This book is about the new global map that is being shaped by dramatic shifts in geopolitics and energy. It is also about where this map is taking us. Geopolitics focuses on the shifting
balance and rising tensions among nations. Energy reflects farreaching alterations in global supply and flows, driven in major part by the remarkable change in the energy position of the United States, and by the growing global role of renewables and the new politics of climate.
Different kinds of power are in play. One is the power of nations that is shaped by economics, military capabilities, and geography; by grand strategy and calculated ambition; by suspicion and fear; and by the contingent and the unexpected. The other is the power that comes from oil and gas and coal, from wind and solar, and from splitting atoms, and the power that comes from policies that seek to reorder the world’s energy system and move toward net zero carbon in the name of climate.

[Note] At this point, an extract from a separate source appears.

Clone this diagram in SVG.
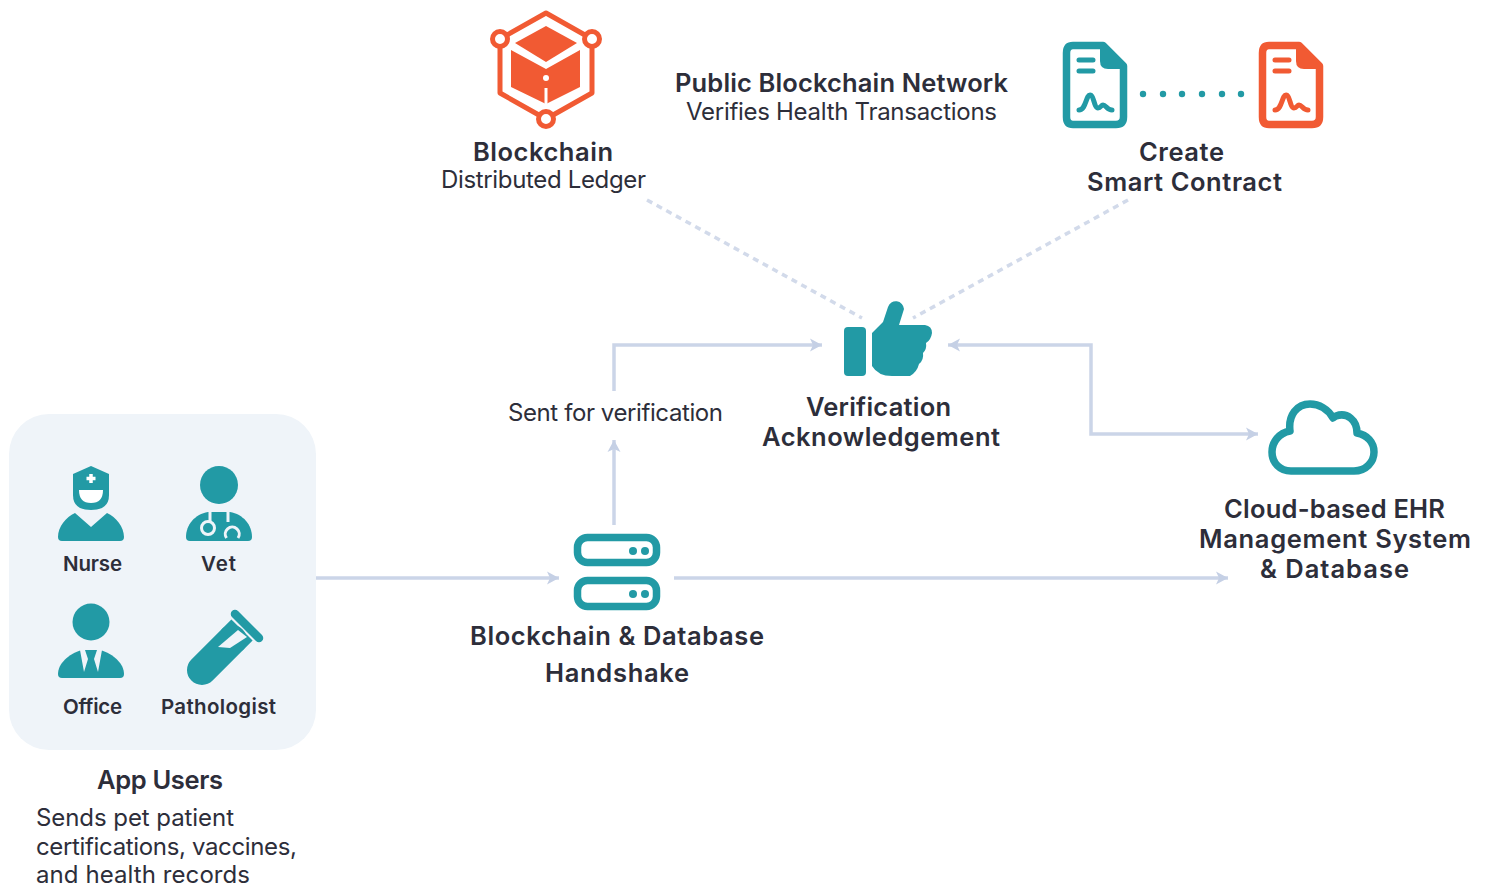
<svg xmlns="http://www.w3.org/2000/svg" width="1491" height="889" viewBox="0 0 1491 889">
<style>
text{font-family:"Inter","Noto Sans","Liberation Sans",sans-serif;fill:#2d2e3a}
.h{font-size:25.500px;font-weight:600}
.r{font-size:24px;font-weight:400}
.s{font-size:20.500px;font-weight:600}
.t{fill:#229aa5}
.o{fill:#f15a33}
.ts{fill:none;stroke:#229aa5}
.os{fill:none;stroke:#f15a33}
.p{fill:#eff4f9}
.c{fill:none;stroke:#cbd5e8;stroke-width:3.500}
.d{fill:none;stroke:#d2daea;stroke-width:3.500;stroke-dasharray:6 5}
</style>
<defs>
<marker id="a" markerUnits="userSpaceOnUse" markerWidth="16" markerHeight="16" refX="13" refY="8" orient="auto-start-reverse"><path d="M1,1.500 L13,8 L1,14.500 L4,8 Z" fill="#c5d0e5"/></marker>
<g id="doc">
<path d="M1073,45.500 H1103 L1123.500,66 V117 Q1123.500,124.500 1116,124.500 H1073 Q1066.500,124.500 1066.500,117 V53 Q1066.500,45.500 1073,45.500 Z" fill="#fff" stroke="currentColor" stroke-width="7.500" stroke-linejoin="round"/>
<path d="M1100,43 L1126,69 H1108 Q1100,69 1100,61 Z" fill="currentColor"/>
<path d="M1079,60 H1093 M1079,71 H1093" stroke="currentColor" stroke-width="5" stroke-linecap="round" fill="none"/>
<path d="M1079,110 C1086,110 1086,95 1090,95 C1094,95 1094,108 1098,108 C1101,108 1101,105 1103,105 C1106,105 1107,110 1112,110" stroke="currentColor" stroke-width="5" stroke-linecap="round" fill="none"/>
</g>
</defs>

<g id="connectors">
<path class="d" d="M647,200 L862,318"/>
<path class="d" d="M1128,200 L913,318"/>
<path class="c" d="M614,391 V345 H822" marker-end="url(#a)"/>
<path class="c" d="M614,525 V440" marker-end="url(#a)"/>
<path class="c" d="M316,578 H559" marker-end="url(#a)"/>
<path class="c" d="M674,578 H1228" marker-end="url(#a)"/>
<path class="c" d="M948,345 H1091 V434 H1258" marker-start="url(#a)" marker-end="url(#a)"/>
</g>

<g id="blockchain">
<path class="os" stroke-width="5" d="M546,13 L592,39 V93 L546,119 L500,93 V39 Z" stroke-linejoin="round"/>
<circle cx="500" cy="39" r="7.500" fill="#fff" stroke="#f15a33" stroke-width="5"/>
<circle cx="592" cy="39" r="7.500" fill="#fff" stroke="#f15a33" stroke-width="5"/>
<circle cx="546" cy="119" r="7.500" fill="#fff" stroke="#f15a33" stroke-width="5"/>
<path class="o" d="M546,26 L577,43 L546,62 L515,43 Z"/>
<path class="o" d="M511,50 L546,69 L580,50 V87 L546,104 L511,87 Z"/>
<circle cx="546" cy="78" r="3" fill="#fff"/>
<path d="M546,88 V104" stroke="#fff" stroke-width="3"/>
<text class="h" x="473" y="161" textLength="140">Blockchain</text>
<text class="r" x="441" y="188" textLength="205">Distributed Ledger</text>
</g>

<g id="network">
<text class="h" x="675" y="92" textLength="333">Public Blockchain Network</text>
<text class="r" x="686" y="120" textLength="311">Verifies Health Transactions</text>
</g>

<g id="smart-contract">
<use href="#doc" style="color:#229aa5"/>
<use href="#doc" x="196" style="color:#f15a33"/>
<g class="t"><circle cx="1143" cy="94" r="3.200"/><circle cx="1163" cy="94" r="3.200"/><circle cx="1182" cy="94" r="3.200"/><circle cx="1202" cy="94" r="3.200"/><circle cx="1222" cy="94" r="3.200"/><circle cx="1241" cy="94" r="3.200"/></g>
<text class="h" x="1139" y="161" textLength="85">Create</text>
<text class="h" x="1087" y="191" textLength="195">Smart Contract</text>
</g>

<g id="verification">
<rect class="t" x="844" y="327" width="22" height="49" rx="4"/>
<path class="t" d="M872,333 L883,322 L888,307 A8.200,8.200 0 0 1 904,309 L899,325 H925 Q932,326 932,333 Q931,340 926,343 Q927,349 923,353 Q924,360 919,364 Q917,372 910,376 H892 Q878,376 872,366 Z"/>
<text class="h" x="806" y="416" textLength="145">Verification</text>
<text class="h" x="762" y="446" textLength="238">Acknowledgement</text>
<text class="r" x="508" y="421" textLength="215">Sent for verification</text>
</g>

<g id="cloud">
<path class="ts" stroke-width="7.500" stroke-linejoin="round" d="M1291,471 H1354 C1366,471 1374,462 1374,452 C1374,442 1367,435 1357,433 C1357,420 1347,412 1336,416 L1333,418 C1328,409 1319,404 1310,404 C1297,404 1288,415 1290,431 C1279,433 1272,442 1272,452 C1272,463 1280,471 1291,471 Z"/>
<text class="h" x="1224" y="518" textLength="221">Cloud-based EHR</text>
<text class="h" x="1199" y="548" textLength="272">Management System</text>
<text class="h" x="1260" y="578" textLength="149">&amp; Database</text>
</g>

<g id="handshake">
<rect class="ts" stroke-width="7.500" x="577.500" y="537.500" width="79" height="25" rx="10"/>
<rect class="ts" stroke-width="7.500" x="577.500" y="580.500" width="79" height="26" rx="10"/>
<g class="t"><circle cx="633" cy="551" r="4"/><circle cx="645" cy="551" r="4"/><circle cx="633" cy="594" r="4"/><circle cx="645" cy="594" r="4"/></g>
<text class="h" x="470" y="645" textLength="294">Blockchain &amp; Database</text>
<text class="h" x="545" y="682" textLength="144">Handshake</text>
</g>

<g id="app-users">
<rect class="p" x="9" y="414" width="307" height="336" rx="40"/>
<text class="h" x="97" y="789" textLength="126">App Users</text>
<text class="r" x="36" y="826" textLength="198">Sends pet patient</text>
<text class="r" x="36" y="855" textLength="261">certifications, vaccines,</text>
<text class="r" x="36" y="883" textLength="214">and health records</text>
</g>

<g id="nurse">
<path class="t" d="M73,474 L91,466 L109,474 V495 Q109,510 91,510 Q73,510 73,495 Z"/>
<path d="M79,490 H103 Q103,503 91,503 Q79,503 79,490 Z" fill="#fff"/>
<path d="M91,474 V483 M86.500,478.500 H95.500" stroke="#fff" stroke-width="3.500"/>
<path class="t" d="M58,537 C58,527 66,517 75,513 L91,527 L107,513 C116,517 124,527 124,537 Q124,541 120,541 H62 Q58,541 58,537 Z"/>
<text class="s" x="63" y="571" textLength="59">Nurse</text>
</g>

<g id="vet">
<circle class="t" cx="219" cy="485" r="19"/>
<path class="t" d="M186,537 C186,525 195,514 208,512 H230 C243,514 252,525 252,537 Q252,541 248,541 H190 Q186,541 186,537 Z"/>
<path d="M210,512 V521 M228,512 V522" stroke="#eff4f9" stroke-width="3" fill="none"/>
<circle cx="208" cy="528" r="6.500" class="t" stroke="#eff4f9" stroke-width="3"/>
<path d="M226.500,538 A7,7 0 1 1 238,538" fill="none" stroke="#eff4f9" stroke-width="3"/>
<text class="s" x="201" y="571" textLength="35">Vet</text>
</g>

<g id="office">
<circle class="t" cx="91" cy="622" r="18.500"/>
<path class="t" d="M58,674 C58,664 68,654 82,650 H100 C114,654 124,664 124,674 Q124,678 120,678 H62 Q58,678 58,674 Z"/>
<path class="p" d="M80,650 H85 L88,659 L84,672 Z M102,650 H97 L94,659 L98,672 Z"/>
<text class="s" x="63" y="714" textLength="59">Office</text>
</g>

<g id="pathologist">
<path class="ts" stroke-width="30" stroke-linecap="round" d="M202,670 L232,640"/>
<path class="ts" stroke-width="30" d="M232,640 L242,630"/>
<path class="ts" stroke-width="8.500" stroke-linecap="round" d="M235,614 L259,638"/>
<path class="p" d="M238,630 L247,637 L230,648 L218,647 Z"/>
<text class="s" x="161" y="714" textLength="115">Pathologist</text>
</g>
</svg>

This is no simple map to follow, for it is dynamic, constantly changing. It has been made even more complicated by the coronavirus that swept out of China and across the planet in 2020, bringing grief and vast human suffering and disarray. It also shut down the world economy, disrupted commerce both local and global, destroyed jobs and businesses and impoverished many, plunged the world economy into the deepest recession since the Great Depression, added enormously to public debt, accentuated the tensions among countries, and created vast turmoil in global energy markets.